You may have noticed that yawning is contagious. If you yawn in a crowded room, you'll set off a chain reaction that will have people yawning all over the place. Great fun! Right?

Try it with your dog. I'd bet that you can get him or her to yawn.

Other things also tend to be contagious like coughing or clearing your throat. I was on a crew boat one hot summer day headed out on the Gulf of Mexico toward my work as a welder helper on a pipeline barge. The boat was way over capacity. The air conditioner was overloaded and the sea was choppy. Most of us were seasoned salts and it wasn't too bad until one greenhorn lost his lunch and then it was all over. Everybody had to join in. Sea spray or not, I headed for the door. Vomiting is definitely contagious!

But is smiling contagious? I found this suggestion for a study on the Science Buddies website. This is a website devoted to helping student develop plans for science fair projects, but it's a goldmine of suggestions for amateur scientists and lifelong learners looking for ideas. This particular idea can be found at:

Science Buddies Staff. (2014, October 10). Is Smiling Contagious?. Retrieved May 16, 2017 from http://www.sciencebuddies.org/science-fair-projects/project_ideas/HumBeh_p042.shtml

So I headed out for the trail. One direction I would nod at passersby with a neutral expression and record their reactions. On the way back, I would smile and see if they smiled back.

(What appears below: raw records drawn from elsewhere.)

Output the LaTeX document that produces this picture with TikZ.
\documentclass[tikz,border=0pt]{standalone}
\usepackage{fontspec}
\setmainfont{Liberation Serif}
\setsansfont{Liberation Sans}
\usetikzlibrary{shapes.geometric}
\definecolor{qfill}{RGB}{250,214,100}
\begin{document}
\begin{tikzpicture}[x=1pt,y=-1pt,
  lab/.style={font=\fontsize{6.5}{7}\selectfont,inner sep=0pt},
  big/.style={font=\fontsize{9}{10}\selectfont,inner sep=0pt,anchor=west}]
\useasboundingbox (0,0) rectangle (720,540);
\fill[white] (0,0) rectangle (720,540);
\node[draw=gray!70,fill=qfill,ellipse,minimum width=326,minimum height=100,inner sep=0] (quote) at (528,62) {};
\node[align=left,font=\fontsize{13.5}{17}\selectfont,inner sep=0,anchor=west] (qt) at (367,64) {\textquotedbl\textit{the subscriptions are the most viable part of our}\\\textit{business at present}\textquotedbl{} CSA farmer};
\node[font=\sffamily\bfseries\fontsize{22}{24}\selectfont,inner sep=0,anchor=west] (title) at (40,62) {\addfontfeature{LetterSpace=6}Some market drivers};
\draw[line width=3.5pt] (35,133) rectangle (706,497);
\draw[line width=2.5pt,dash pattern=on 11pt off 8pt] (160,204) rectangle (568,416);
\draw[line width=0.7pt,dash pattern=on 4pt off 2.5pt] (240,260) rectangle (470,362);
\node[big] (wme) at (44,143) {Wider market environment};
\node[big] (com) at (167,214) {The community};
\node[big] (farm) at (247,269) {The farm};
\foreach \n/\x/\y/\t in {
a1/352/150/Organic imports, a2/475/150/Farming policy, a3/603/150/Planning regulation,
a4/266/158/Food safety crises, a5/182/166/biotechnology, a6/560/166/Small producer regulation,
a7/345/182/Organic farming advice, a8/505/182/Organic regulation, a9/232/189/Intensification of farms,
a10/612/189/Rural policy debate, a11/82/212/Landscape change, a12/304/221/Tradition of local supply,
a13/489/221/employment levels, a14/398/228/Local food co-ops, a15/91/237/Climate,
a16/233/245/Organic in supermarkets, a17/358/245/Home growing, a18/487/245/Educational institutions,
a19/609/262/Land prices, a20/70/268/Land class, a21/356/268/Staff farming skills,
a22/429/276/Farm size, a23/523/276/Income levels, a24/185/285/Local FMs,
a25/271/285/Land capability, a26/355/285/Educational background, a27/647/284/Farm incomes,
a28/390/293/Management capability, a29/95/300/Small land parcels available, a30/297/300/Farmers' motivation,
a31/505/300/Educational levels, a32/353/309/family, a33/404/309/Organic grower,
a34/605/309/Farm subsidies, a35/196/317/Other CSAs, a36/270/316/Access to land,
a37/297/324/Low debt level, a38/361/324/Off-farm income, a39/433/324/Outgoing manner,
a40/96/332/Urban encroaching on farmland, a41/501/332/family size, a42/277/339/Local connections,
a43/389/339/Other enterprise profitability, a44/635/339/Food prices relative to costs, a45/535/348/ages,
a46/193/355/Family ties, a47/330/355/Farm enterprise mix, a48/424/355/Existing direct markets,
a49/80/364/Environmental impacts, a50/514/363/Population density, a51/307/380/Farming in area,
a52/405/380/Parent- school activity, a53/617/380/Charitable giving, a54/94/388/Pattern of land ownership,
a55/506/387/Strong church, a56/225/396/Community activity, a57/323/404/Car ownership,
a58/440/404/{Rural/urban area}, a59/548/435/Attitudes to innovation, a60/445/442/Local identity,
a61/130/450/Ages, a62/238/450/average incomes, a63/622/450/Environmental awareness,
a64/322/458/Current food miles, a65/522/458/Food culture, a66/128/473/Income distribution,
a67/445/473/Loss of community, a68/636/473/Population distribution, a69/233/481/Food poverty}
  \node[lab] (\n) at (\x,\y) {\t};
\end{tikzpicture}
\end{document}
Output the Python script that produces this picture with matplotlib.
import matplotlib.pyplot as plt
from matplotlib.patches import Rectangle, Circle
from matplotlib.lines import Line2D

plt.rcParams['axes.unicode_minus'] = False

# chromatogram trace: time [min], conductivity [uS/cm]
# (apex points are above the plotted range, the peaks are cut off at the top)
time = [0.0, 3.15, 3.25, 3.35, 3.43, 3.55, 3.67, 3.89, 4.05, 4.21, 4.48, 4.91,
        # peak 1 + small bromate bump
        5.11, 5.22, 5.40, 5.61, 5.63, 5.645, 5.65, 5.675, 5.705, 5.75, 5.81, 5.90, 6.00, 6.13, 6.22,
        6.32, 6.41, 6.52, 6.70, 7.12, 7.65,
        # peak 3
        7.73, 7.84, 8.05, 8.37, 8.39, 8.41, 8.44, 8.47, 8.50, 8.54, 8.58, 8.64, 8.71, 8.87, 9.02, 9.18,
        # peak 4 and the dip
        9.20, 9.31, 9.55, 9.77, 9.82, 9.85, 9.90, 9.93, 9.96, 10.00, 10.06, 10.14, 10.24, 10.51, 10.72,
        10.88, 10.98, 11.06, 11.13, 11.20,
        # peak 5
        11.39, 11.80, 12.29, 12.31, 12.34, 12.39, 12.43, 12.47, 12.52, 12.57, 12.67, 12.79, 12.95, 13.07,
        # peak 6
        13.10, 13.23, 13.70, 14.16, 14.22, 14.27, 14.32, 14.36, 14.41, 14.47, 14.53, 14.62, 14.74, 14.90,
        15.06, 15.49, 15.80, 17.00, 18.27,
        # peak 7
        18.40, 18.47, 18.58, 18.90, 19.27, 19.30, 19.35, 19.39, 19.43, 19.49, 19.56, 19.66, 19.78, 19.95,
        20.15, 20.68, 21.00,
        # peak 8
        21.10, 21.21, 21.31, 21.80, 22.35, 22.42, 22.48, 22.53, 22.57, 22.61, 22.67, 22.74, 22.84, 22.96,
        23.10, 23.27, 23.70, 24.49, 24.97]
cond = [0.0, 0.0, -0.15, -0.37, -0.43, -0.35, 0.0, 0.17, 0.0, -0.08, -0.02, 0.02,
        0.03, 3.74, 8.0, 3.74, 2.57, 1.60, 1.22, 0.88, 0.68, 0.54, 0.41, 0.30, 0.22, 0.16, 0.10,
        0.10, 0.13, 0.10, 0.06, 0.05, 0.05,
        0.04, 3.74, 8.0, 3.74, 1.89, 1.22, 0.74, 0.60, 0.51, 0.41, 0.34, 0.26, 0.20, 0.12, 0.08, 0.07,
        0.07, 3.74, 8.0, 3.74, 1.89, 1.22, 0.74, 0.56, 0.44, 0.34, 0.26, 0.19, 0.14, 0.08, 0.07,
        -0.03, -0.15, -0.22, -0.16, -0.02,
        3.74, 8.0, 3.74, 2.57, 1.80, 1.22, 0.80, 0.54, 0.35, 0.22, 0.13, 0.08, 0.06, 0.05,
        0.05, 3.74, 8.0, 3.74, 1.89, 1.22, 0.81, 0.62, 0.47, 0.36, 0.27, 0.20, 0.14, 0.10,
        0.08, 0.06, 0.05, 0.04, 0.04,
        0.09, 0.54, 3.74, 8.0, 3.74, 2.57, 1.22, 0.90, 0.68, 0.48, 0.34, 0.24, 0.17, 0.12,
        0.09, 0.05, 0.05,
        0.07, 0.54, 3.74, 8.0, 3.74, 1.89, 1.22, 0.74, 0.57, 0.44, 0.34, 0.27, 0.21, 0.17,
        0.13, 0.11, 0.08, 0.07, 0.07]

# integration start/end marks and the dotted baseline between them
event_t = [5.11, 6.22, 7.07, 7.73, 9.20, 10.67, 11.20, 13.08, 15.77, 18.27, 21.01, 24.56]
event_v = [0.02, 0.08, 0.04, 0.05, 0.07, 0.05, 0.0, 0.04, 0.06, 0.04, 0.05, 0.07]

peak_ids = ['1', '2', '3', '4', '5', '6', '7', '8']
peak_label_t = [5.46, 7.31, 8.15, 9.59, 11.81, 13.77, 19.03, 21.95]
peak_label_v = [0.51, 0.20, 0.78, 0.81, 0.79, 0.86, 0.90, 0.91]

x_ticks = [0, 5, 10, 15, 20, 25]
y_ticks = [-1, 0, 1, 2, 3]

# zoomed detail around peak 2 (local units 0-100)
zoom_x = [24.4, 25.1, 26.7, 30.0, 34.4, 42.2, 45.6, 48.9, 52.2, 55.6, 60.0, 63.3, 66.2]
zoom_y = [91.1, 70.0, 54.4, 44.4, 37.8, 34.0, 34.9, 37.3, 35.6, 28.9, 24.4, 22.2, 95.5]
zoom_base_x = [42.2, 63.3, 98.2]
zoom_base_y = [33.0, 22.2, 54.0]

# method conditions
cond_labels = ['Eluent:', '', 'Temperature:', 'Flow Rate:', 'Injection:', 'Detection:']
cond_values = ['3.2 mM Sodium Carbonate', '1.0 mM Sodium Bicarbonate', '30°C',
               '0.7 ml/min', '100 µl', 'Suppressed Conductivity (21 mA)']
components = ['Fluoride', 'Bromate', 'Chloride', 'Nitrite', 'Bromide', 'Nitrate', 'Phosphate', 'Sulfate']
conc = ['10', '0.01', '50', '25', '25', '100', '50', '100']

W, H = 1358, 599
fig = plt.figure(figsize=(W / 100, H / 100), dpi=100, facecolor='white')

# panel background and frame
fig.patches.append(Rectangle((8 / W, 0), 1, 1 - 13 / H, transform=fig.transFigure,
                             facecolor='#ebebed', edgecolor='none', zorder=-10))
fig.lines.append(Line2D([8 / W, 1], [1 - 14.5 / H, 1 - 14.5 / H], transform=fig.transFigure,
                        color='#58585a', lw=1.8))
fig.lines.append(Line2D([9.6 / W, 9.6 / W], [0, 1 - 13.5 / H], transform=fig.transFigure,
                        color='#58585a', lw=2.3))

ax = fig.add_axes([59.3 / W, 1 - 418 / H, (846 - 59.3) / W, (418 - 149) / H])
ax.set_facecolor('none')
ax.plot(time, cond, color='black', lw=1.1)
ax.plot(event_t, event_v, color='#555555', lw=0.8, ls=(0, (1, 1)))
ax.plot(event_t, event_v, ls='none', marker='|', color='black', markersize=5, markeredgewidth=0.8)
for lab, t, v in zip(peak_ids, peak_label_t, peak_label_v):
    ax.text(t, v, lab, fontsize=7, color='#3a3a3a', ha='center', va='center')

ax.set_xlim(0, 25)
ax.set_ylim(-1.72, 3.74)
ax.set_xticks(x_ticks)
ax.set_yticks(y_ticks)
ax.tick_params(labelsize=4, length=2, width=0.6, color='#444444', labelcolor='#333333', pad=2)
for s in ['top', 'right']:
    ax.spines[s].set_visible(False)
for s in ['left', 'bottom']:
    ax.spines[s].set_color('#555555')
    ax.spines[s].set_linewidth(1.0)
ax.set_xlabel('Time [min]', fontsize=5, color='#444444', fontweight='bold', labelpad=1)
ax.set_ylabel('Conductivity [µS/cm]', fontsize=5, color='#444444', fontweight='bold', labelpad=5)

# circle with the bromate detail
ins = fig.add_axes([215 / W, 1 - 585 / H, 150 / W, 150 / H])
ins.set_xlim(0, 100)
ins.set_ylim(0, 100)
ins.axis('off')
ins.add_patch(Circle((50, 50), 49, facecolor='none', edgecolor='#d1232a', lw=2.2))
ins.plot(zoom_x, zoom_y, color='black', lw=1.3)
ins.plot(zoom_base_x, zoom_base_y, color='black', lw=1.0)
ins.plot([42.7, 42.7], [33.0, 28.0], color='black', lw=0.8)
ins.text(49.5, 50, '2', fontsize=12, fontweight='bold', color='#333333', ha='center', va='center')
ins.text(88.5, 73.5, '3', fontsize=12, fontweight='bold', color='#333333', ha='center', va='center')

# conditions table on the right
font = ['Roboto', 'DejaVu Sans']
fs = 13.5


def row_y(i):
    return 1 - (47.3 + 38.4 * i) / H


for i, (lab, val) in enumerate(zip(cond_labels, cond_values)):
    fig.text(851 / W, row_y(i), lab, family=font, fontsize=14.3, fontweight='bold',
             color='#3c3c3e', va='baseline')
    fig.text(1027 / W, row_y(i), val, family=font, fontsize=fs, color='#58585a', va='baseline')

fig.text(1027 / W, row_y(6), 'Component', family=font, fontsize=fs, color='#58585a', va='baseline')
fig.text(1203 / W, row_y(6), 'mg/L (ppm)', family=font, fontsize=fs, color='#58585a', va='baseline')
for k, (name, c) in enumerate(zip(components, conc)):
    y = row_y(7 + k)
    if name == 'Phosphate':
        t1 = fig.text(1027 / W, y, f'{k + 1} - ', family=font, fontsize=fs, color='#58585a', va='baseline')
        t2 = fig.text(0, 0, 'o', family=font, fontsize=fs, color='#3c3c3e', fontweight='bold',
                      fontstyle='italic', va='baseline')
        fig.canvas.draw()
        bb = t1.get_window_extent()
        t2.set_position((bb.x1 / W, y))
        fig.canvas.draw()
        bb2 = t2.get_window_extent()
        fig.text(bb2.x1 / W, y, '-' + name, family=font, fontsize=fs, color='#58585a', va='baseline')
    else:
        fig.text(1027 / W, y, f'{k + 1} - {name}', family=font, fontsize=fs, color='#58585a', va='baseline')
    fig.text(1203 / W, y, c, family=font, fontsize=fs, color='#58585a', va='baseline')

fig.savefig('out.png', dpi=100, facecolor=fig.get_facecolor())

The first leg was tough. I almost always smile at people on the trail. It's pretty much automatic. I only sampled people who were actually using the trail. A 1 indicated a person who made eye contact and who displayed a "growing smile". Many people were smiling when they met me and their smile didn't change, so I only recorded people who smiled on making eye contact or whose smile got bigger. The others got a 0.

The results were that I met 80 people on the first leg of the hike and 20 of them smiled at me. I met 77 people coming back and 48 smiled at me. The proportion of people who smiled at me when I gave them a neutral greeting was 0.25, and the proportion who smiled at me when I smiled at them was 0.62.

I used a z test of two proportions to see if there was a significant difference between the two proportions. The one-tail significance was 1.18x10-6 and the two-tail significance was 2.36x10-6. For a significance of less than 0.01 (which both of these are), I take the results to be significant.

So, it seems that smiles are contagious. But there are other important questions. For instance, is the contagion autonomic (hard wired, like yawns) or social. My observations suggest that returning smiles is mostly social, like the phenomenon of reflected posture. When two people are interacting strongly, they will often adopt mirror images of each other's body posture. I noticed that people I met on both legs of the hike often gave contradictory results. They smiled on the first leg and didn't on the second. It looked like fatigue distracted them. I would guess that an autonomic reaction would have occurred anyway.

I also noted that the returned smile was not a necessary sign of friendliness. Some of the people who did not return my smile nevertheless returned a friendly verbal or nonverbal greeting. That makes me think that the returned smile may be a culturally learned response. There seems to be plenty of fertile ground for amateur researchers to cover if they want to look deeper into the phenomenon of the returned smile.